Cindy Wasser, MBA
November 14, 2022
State Housing Agencies: Recognize Green Building Programs as Resilient Construction Guides
Financing agencies are increasingly interested in ensuring that funded buildings are designed to withstand and recover quickly from extreme weather events, such as wildfires, tornadoes, droughts, floods, and hurricanes. By investing upfront in resilient construction, the agencies can be assured that funded buildings will require less maintenance and repair costs when such events occur.
When incorporating resilient construction requirements into funding evaluations, financing agencies need to look no further than the green building certification programs that they may already require or incentivize for building efficiency and indoor environmental quality. Recent versions of the National Green Building Standard (NGBS), Enterprise Green Communities, and LEED include resiliency practices that serve as a benchmark for increased durability and/or resilient energy systems.
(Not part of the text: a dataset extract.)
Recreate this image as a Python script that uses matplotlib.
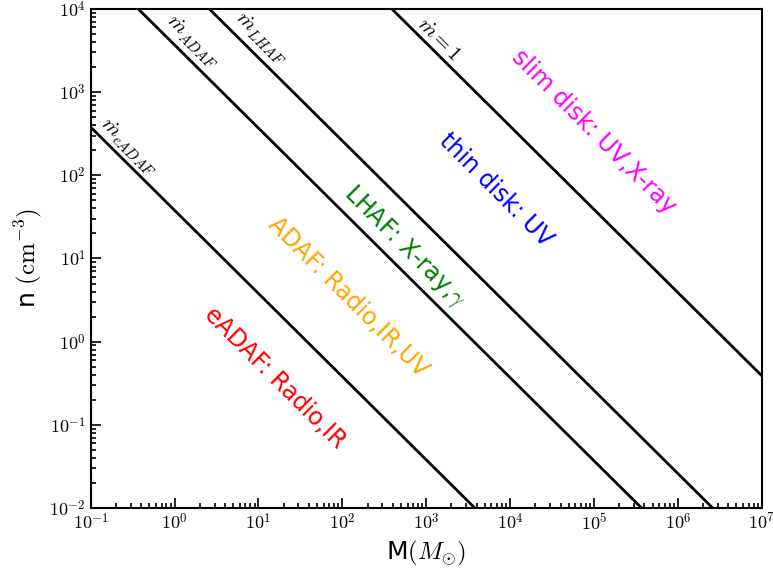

Delaware State Housing Authority (DSHA) provides an example for other state and local jurisdictions in their 2021-2022 Qualified Allocation Plan (QAP) for Low Income Housing Tax Credits.
The QAP requires completion of a Resilience Evaluation that captures site information and strategies to address identified resilience issues. This evaluation, which can be completed by any member of the design team, uses a simple checklist provided by the agency. Where the evaluation identifies additional costs that are necessary to implement resilient strategies, the tool helps identify outside grants that could be utilized ahead of DSHA resources.
Third-party green certification to the NGBS, Green Communities, or LEED is required for funding eligibility. When an applicant addresses specific resilience practices within their selected green rating system, three threshold points can be earned. Though each program’s requirements vary slightly in their terminology and approach, they all require design team coordination to implement above-code resilience strategies.
- NGBS: develop and implement design and construction practices to enhance the resilience and durability of the structure to better withstand flooding, snow, wind, or seismic activity. The building is designed and constructed to exceed the IBC or IRC structural requirements by 10-50%. [Addressing this practice also earns the building the NGBS Green+ RESILIENCE badge, which non-profit housing organizations can leverage when communicating with funders and residents about sustainability and resilience.]
- Enterprise Green Communities: assess hazards and vulnerabilities; conduct floodproofing of lower floors; and provide emergency power to serve critical loads.
- LEED: perform assessment and planning for resilience; designed for enhanced resilience; and implement passive survivability strategies; and provide back-up power during disruptions.
By leveraging third-party green certifications in this way, state agencies can achieve resiliency goals with limited investment of staff time to research strategies and develop metrics to qualify resilient design and construction. Housing Finance Agency (HFA) staff are also supplemented by the technical support teams of the green building programs for technical assistance and interpretations. Funding applicants are directed to the green building rating systems with which they are already familiar and are supported by the local green verifiers that understand the critical threats in the areas where they work. For the NGBS Green Certification program administered by Home Innovation Research Labs, an email hotline is available to partners for free technical assistance and interpretations. Home Innovation’s team of building science experts leverages their diverse expertise to support green building certification projects.
This winning strategy is resilient for affordable housing agencies, both in terms of technical requirements and implementation approach.